**What is asked**
Without the pictures, output the lines of the material from the very first through the one that holds "import pandas as pd".

--- start of Available data ---

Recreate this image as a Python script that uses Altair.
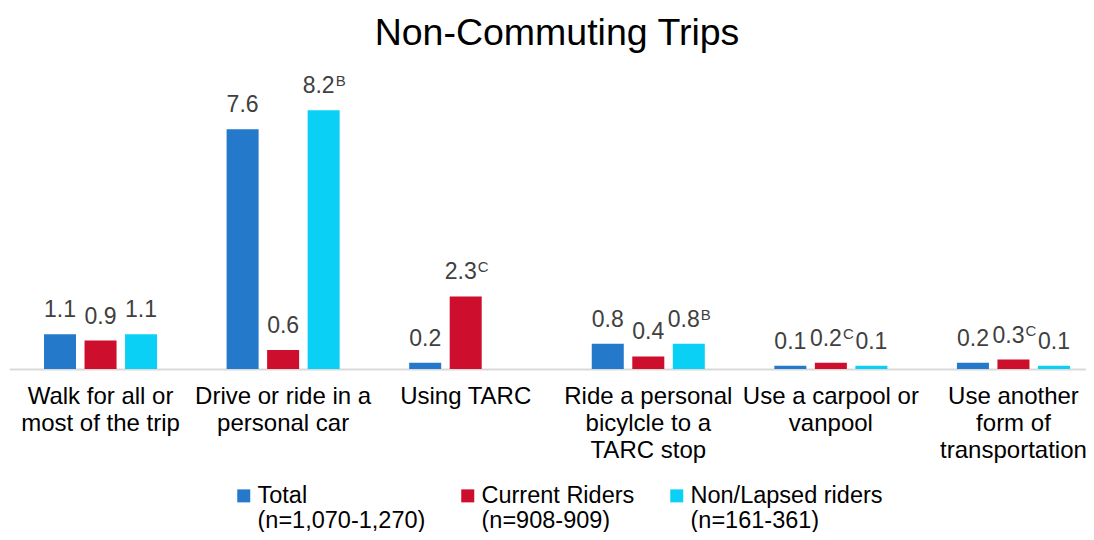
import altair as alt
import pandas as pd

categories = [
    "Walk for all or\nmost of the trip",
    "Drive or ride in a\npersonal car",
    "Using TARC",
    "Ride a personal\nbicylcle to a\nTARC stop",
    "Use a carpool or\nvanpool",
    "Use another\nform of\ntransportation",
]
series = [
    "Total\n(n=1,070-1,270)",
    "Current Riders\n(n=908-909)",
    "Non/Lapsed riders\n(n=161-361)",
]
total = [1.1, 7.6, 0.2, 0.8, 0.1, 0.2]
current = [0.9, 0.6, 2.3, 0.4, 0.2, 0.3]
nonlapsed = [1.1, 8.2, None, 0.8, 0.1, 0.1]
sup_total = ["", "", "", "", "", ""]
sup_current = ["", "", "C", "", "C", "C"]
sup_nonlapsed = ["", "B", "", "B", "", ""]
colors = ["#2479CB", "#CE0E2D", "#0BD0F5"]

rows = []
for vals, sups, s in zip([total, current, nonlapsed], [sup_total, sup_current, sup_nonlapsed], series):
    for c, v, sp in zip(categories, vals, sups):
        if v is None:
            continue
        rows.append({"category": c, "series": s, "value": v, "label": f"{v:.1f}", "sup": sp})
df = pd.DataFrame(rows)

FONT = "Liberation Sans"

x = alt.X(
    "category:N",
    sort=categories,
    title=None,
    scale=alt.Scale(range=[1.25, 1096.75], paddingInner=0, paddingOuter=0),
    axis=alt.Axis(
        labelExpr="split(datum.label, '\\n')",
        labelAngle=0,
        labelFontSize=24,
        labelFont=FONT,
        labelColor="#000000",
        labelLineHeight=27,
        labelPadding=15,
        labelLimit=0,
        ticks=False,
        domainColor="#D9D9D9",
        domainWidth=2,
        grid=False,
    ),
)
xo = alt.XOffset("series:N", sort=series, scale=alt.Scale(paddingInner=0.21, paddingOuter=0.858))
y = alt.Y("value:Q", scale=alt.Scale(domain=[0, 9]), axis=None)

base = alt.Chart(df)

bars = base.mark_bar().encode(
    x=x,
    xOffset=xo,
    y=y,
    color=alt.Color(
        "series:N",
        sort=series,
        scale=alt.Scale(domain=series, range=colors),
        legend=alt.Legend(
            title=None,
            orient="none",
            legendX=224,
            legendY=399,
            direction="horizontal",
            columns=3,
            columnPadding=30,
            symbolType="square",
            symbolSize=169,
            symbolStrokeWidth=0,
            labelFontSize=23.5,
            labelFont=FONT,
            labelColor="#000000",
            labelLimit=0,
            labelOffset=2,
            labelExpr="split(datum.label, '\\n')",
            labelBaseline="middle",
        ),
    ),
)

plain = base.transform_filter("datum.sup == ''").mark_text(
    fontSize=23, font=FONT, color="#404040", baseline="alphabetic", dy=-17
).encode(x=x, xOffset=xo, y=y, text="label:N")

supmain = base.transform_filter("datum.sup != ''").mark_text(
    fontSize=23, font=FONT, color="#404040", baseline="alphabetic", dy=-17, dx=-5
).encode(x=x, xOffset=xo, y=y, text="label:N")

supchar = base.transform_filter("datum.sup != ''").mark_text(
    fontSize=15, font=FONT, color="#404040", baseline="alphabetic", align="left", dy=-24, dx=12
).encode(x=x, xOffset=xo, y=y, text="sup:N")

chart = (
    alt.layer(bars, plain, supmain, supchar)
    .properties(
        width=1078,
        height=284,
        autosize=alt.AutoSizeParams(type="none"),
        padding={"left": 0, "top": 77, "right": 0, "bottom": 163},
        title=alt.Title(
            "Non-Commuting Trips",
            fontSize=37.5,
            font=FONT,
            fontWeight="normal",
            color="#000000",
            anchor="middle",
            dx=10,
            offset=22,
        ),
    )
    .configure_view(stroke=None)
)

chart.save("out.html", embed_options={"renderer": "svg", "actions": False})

--- end of Available data ---

**Solution to this exercise**
Recreate this image as a Python script that uses Altair.
import altair as alt
import pandas as pd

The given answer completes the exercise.